Media celebrity Mark Scholz to prove his musical mettle in Blue Montegos

When faced with a media celebrity in a band expecting to be taken seriously, some observers cross their arms and frown and say things like “OK, Mr. Bigshot, this better be good.” It comes from the feeling of the unfair advantage that all non-musical celebrities have: an already established name airlifted into a comparable level in the music business without having to pay certain necessary dues. Was Tim Robbins really that good at the folk fest or were we all just suffering from wish fulfillment delusions? He was OK. The same complaint is of course levelled at American Idol contestants. Almost all them suck, and even when they don’t – they do.

In Edmonton, it turns out that media celebrity Mark Scholz – who made his fame as the co-host of the Big Breakfast morning show back when Citytv was the A-Channel – is a Berklee-educated drummer. Just a year, but then they say that a year on the road is worth five in a music college, or maybe it’s the other way around, even one as prestigious (and expensive) as Berklee College of Music in Boston. The guy can play, anyway. His rootsy-rock band Blue Montegos hosts its debut CD release party at the Yellowhead Brewery on Saturday night. The album was recorded “live off the farm” during a bucolic sojourn at Hayloft Acres East of Edmonton, which accounts for its “rustic” sound.
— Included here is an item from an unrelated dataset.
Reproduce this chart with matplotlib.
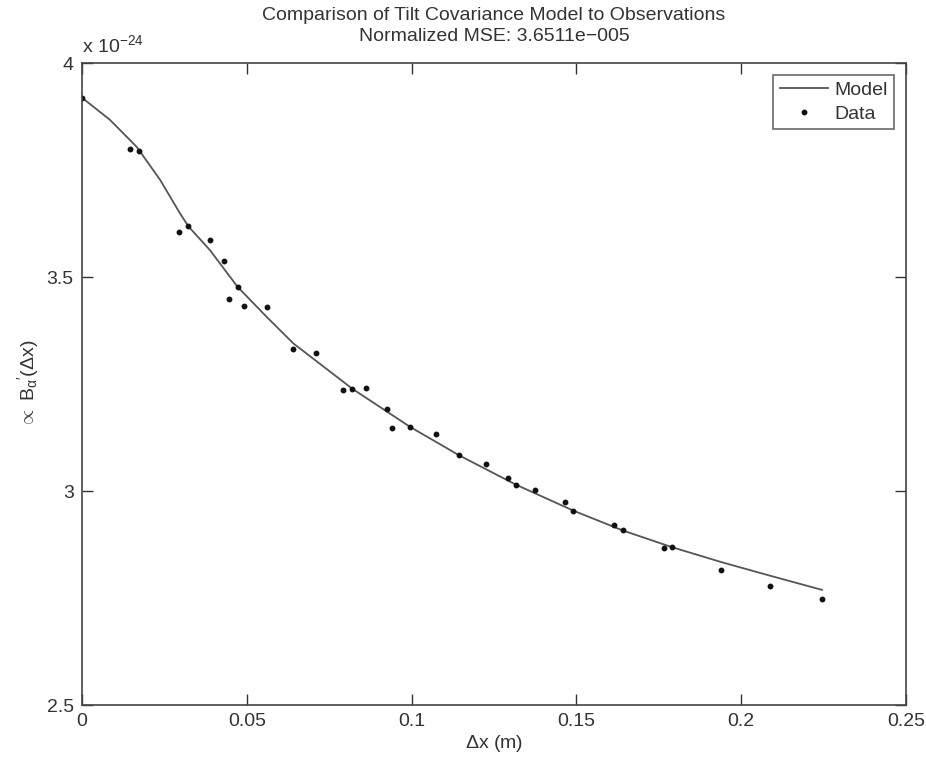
import matplotlib
matplotlib.use("Agg")
import matplotlib.pyplot as plt

plt.rcParams['font.family'] = ['Liberation Sans', 'DejaVu Sans']
plt.rcParams['mathtext.fontset'] = 'custom'
plt.rcParams['mathtext.rm'] = 'Liberation Sans'
plt.rcParams['mathtext.it'] = 'Liberation Sans'

# values in units of 1e-24
model_x = [0.0, 0.0085, 0.0166, 0.0237, 0.0297, 0.0323, 0.0388, 0.0472, 0.0560,
           0.0641, 0.0820, 0.0995, 0.1145, 0.1316, 0.1491, 0.1640, 0.1789,
           0.1939, 0.2088, 0.2245]
model_y = [3.919, 3.867, 3.804, 3.727, 3.649, 3.618, 3.563, 3.477, 3.407,
           3.345, 3.239, 3.150, 3.083, 3.015, 2.954, 2.908, 2.869,
           2.834, 2.802, 2.769]

data_x = [0.0, 0.0147, 0.0173, 0.0295, 0.0323, 0.0387, 0.0430, 0.0446, 0.0472,
          0.0492, 0.0561, 0.0641, 0.0711, 0.0791, 0.0820, 0.0862, 0.0925,
          0.0941, 0.0995, 0.1075, 0.1145, 0.1225, 0.1293, 0.1316, 0.1373,
          0.1465, 0.1491, 0.1615, 0.1640, 0.1765, 0.1789, 0.1939, 0.2088,
          0.2245]
data_y = [3.919, 3.798, 3.795, 3.606, 3.618, 3.586, 3.537, 3.449, 3.477,
          3.433, 3.431, 3.332, 3.322, 3.236, 3.239, 3.241, 3.192,
          3.147, 3.150, 3.133, 3.083, 3.064, 3.030, 3.015, 3.002,
          2.974, 2.954, 2.921, 2.908, 2.867, 2.869, 2.816, 2.777,
          2.748]

x_ticks = [0, 0.05, 0.1, 0.15, 0.2, 0.25]
x_tick_labels = ["0", "0.05", "0.1", "0.15", "0.2", "0.25"]
y_ticks = [2.5, 3, 3.5, 4]
y_tick_labels = ["2.5", "3", "3.5", "4"]

fig = plt.figure(figsize=(9.26, 7.6), dpi=100)
ax = fig.add_axes([82 / 926, 1 - 705 / 760, 824 / 926, 642 / 760])

ax.plot(model_x, model_y, color='#555555', linewidth=1.3, label="Model")
ax.plot(data_x, data_y, linestyle='none', marker='o', markersize=3.2,
        color='#111111', label="Data")

ax.set_xlim(0, 0.25)
ax.set_ylim(2.5, 4)
ax.set_xticks(x_ticks)
ax.set_xticklabels(x_tick_labels)
ax.set_yticks(y_ticks)
ax.set_yticklabels(y_tick_labels)
ax.tick_params(direction='in', length=8, width=1, top=True, right=True,
               labelsize=14, colors='#333333', pad=6)
for s in ax.spines.values():
    s.set_color('#444444')
    s.set_linewidth(1.2)

ax.set_xlabel(r"$\Delta$x (m)", fontsize=14, color='#333333', labelpad=2)
ax.set_ylabel(r"$\propto$ B$_\alpha$$^{\prime}$($\Delta$x)", fontsize=14,
              color='#333333', labelpad=4)
ax.set_title("Comparison of Tilt Covariance Model to Observations\n"
             "Normalized MSE: 3.6511e\u2212005", fontsize=14, color='#333333',
             linespacing=1.3, pad=16)
ax.text(0.0, 1.01, r"x 10$^{-24}$", transform=ax.transAxes, fontsize=14,
        color='#333333', va='bottom', ha='left')

leg = ax.legend(loc='upper right', fontsize=14, frameon=True, fancybox=False,
                handlelength=2.5, borderpad=0.35, labelspacing=0.3,
                handletextpad=0.3, borderaxespad=0.6)
leg.get_frame().set_edgecolor('#444444')
leg.get_frame().set_linewidth(1.2)
for t in leg.get_texts():
    t.set_color('#333333')

fig.savefig("out.png", dpi=100)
The band is getting tons of attention for its impending coming out party, which is already sold out: They win the broadcast triple crown of being on Breakfast Television, CTV and CBC, at least, and then there’s all the press. Most local bands doing CD releases in this town don’t get this kind of media coverage.

OK, Mr. Bigshot. This better be good.

Judge for yourself, Scholz says. Having pre-existing fame can help one break into the music business, he says, but adds, “You might get one break, but if you suck, you’re done … If you take all the people who already have some sort of public profile going into music, I’m sure it doesn’t hurt in gathering attention, but it always comes down to what you do musically.” He understands why people are wary, “But really, you’re only as good as your last show, at the end of the day. Besides, I don’t really have a big name.”

Well, “hey, it’s that guy from TV” is better than nothing.

The roots of this band are deeper than mere media celebrity. Scholz grew up in Nova Scotia with guitarist Rod Were, whose father owned a 1964 blue Mercury Montego that carried impressionable passengers at unsafe speeds down the back roads of Nova Scotia while blasting music by bands like CCR and the Band, seatbeltless, of course. A formative memory. Rounded out by token Albertan Tim LaRiviere on vocals, the band – and many others like them – would like to commandeer the term “Canadiana” to refer to any music that sounds like “Americana with a Canadian theme.” The NFB, Margaret Atwood, Mel Hurtig and the rest of the Canadian lit and history crowd can just find themselves another word.

It all started with music for Scholz. After Berklee, he worked improv stages and dinner theatres in Halifax, and started his TV career on the local station, including a stint on a children’s show. He “wound up in Edmonton” with buddy Steve Antle and in 1997 they became one of the greatest buddy-comedy duos ever seen on Edmonton television. After his time on original Big Breakfast ended (not before spawning the Big Breakfast Boogie Band, which still gets the occasional gig), Scholz did three years with CBC and is now on his own as a freelancer. How full circle of him: Music brought him here, and now he’s going back to music.

Scholz sums it up, “A bunch of 40-year-olds have started a band and we’re going take a crack at it and see where it leads us. The adventure is just as wonderful as anything.”